By studying the castles based on their construction history, location in the landscape and the society that they were a part of, Spiekhout has created a reconstruction of castle development between 1050 and 1450. This is the first study of its size to be conducted in Europe that focuses on the development of castles from the point of view of three different areas of expertise (archaeology, landscape history and political history). This new research method has given castle research a boost and has yielded surprising results that are changing the outlook on castles in the Low Countries. Spiekhout: ‘When people hear the word castle, most would imagine a large structure with a moat, also known as the inner bailey. But that was only part of it.
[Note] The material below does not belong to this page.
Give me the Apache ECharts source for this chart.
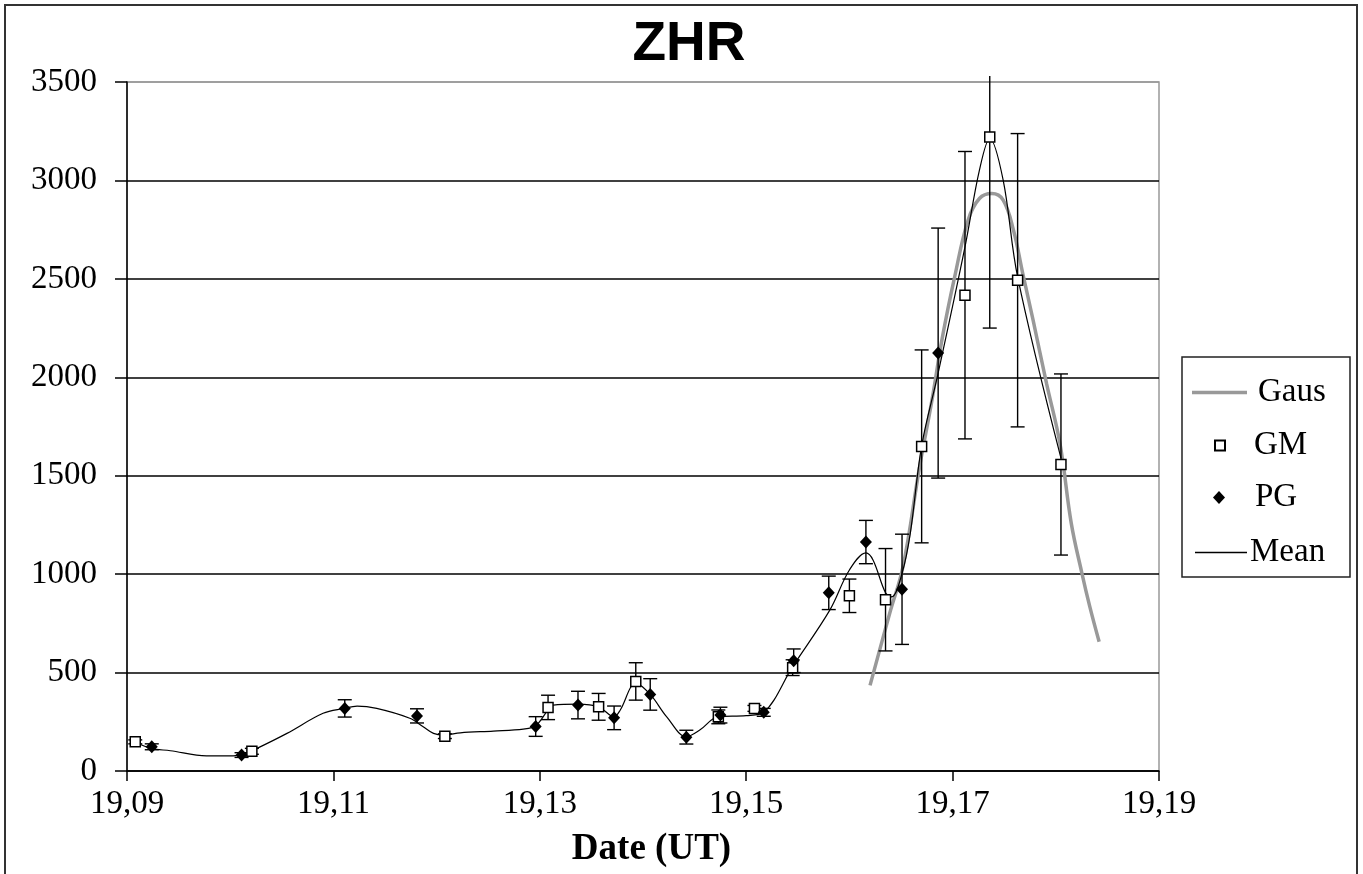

The surrounding area featured extensive, complex systems of multiple ramparts and moats.’
Spiekhout discovered that builders had specific preferences for locations, functions and forms depending on the era. For example, the oldest castles in the Oversticht region – the episcopal fortifications of Hunenborg and Schulenborg in the province of Twente – were located in a remote and empty stretch of wilderness. Both were abandoned in the first quarter of the thirteenth century, when the Bishop preferred to build fortifications at important strategic intersections (roads and waterways), such as the one at Coevorden. From 1350, he even had the borders of the Oversticht closed off with castles and long lines of defensive works known as landwehrs.
Nobles used castles in another way, namely as a central point for expanding their power, rights and property. In doing so, these castle lords also shaped the landscape. ‘The residents of castle Diepenheim, for example, definitely left their mark on the wide area surrounding the landscape,’ says Spiekhout. ‘They commissioned the building of a church, got involved in land reclamation, owned many farms and employed special castle soldiers who moved to the area surrounding the castle. Even today, traces are still visible because the houses in which the soldiers lived have become wonderful country estates.’